-- Start Raw data --
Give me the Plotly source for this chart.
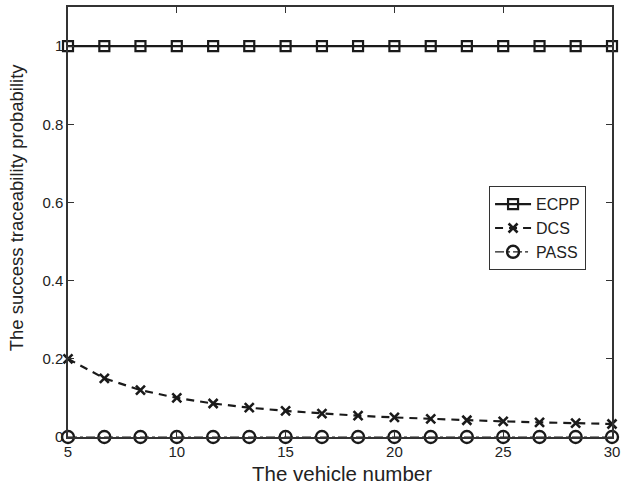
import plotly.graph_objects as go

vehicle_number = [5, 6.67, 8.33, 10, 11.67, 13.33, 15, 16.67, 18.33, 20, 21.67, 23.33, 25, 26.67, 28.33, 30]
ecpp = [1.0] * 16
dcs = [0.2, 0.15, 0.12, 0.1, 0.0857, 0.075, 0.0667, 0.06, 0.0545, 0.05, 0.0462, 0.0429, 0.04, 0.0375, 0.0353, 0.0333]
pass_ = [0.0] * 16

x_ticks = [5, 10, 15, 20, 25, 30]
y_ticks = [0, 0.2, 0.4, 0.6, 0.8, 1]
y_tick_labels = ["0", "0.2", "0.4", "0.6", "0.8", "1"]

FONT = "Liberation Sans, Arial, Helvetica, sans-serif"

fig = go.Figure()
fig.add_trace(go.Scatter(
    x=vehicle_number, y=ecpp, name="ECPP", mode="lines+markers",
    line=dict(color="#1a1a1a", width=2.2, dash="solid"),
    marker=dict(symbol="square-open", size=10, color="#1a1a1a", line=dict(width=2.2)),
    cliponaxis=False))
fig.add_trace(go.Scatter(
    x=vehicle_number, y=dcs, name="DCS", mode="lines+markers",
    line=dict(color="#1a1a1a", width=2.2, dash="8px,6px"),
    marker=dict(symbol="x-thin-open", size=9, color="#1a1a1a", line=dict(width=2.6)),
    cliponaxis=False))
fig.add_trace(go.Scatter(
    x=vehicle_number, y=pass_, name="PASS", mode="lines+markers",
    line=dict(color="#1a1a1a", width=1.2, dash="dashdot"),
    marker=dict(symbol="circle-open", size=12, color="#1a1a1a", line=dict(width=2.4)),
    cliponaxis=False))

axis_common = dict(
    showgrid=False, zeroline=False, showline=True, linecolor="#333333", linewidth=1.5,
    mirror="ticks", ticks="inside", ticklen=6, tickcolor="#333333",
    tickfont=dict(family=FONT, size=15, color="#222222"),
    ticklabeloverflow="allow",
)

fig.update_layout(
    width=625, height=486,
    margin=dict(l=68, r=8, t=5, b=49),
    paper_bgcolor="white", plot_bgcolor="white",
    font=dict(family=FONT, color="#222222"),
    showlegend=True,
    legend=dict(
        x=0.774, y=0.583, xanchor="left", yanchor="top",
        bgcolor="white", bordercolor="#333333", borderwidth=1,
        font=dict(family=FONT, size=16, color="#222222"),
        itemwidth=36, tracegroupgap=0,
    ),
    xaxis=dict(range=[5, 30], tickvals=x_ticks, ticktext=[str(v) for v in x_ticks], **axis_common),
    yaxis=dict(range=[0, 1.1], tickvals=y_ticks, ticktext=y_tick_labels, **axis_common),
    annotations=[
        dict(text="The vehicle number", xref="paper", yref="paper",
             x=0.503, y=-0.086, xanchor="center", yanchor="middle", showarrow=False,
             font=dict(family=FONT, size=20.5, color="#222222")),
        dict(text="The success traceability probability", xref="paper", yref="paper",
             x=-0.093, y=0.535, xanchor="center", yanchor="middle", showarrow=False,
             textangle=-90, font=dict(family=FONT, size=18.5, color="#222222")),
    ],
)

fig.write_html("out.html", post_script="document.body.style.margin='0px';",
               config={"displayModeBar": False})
-- End Raw data --
-- Start Raw data --
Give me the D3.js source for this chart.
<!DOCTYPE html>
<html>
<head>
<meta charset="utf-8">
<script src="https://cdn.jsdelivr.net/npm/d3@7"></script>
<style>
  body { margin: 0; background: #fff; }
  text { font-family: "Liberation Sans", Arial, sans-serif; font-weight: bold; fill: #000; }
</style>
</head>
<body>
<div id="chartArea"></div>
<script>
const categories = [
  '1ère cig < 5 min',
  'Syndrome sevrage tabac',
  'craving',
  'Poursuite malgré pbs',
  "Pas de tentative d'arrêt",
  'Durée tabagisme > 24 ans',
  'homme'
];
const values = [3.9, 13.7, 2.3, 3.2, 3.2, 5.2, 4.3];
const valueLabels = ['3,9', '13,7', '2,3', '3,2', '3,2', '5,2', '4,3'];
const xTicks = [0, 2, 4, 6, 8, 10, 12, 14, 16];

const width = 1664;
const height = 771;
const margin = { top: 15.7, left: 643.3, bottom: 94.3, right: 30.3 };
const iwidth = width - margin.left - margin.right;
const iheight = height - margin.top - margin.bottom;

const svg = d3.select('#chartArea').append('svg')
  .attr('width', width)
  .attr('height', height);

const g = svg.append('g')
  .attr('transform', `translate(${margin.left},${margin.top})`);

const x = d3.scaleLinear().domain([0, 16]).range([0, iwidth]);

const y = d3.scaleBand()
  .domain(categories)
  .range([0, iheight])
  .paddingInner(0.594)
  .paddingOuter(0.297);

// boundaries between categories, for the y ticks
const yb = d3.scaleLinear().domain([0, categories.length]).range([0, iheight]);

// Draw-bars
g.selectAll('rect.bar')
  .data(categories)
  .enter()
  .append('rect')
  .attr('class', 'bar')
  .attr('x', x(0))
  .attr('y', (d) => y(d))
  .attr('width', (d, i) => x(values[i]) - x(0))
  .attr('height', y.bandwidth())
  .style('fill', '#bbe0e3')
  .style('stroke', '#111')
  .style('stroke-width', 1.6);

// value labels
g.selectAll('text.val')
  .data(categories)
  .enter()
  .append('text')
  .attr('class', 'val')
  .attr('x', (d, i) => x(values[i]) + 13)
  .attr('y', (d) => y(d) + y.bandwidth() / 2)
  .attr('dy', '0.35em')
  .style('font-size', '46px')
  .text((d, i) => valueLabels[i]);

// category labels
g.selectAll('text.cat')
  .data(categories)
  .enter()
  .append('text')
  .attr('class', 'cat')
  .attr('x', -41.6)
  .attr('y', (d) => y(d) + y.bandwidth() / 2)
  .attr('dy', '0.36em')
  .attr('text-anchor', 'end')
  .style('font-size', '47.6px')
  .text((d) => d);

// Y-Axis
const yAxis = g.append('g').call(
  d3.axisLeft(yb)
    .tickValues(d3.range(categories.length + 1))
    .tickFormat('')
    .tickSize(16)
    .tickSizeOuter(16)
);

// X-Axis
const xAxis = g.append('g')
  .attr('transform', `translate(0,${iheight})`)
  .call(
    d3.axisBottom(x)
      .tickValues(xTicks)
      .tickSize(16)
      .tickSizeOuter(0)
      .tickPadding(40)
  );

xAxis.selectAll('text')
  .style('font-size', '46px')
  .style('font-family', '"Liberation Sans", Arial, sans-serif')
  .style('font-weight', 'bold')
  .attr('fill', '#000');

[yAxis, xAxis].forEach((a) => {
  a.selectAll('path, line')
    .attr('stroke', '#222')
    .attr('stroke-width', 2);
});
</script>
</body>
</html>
-- End Raw data --
> **Work to be completed**:
Report every line in the data above in which the word "this" appears.

> **Exercise answer**:
Give me the Plotly source for this chart.
Give me the D3.js source for this chart.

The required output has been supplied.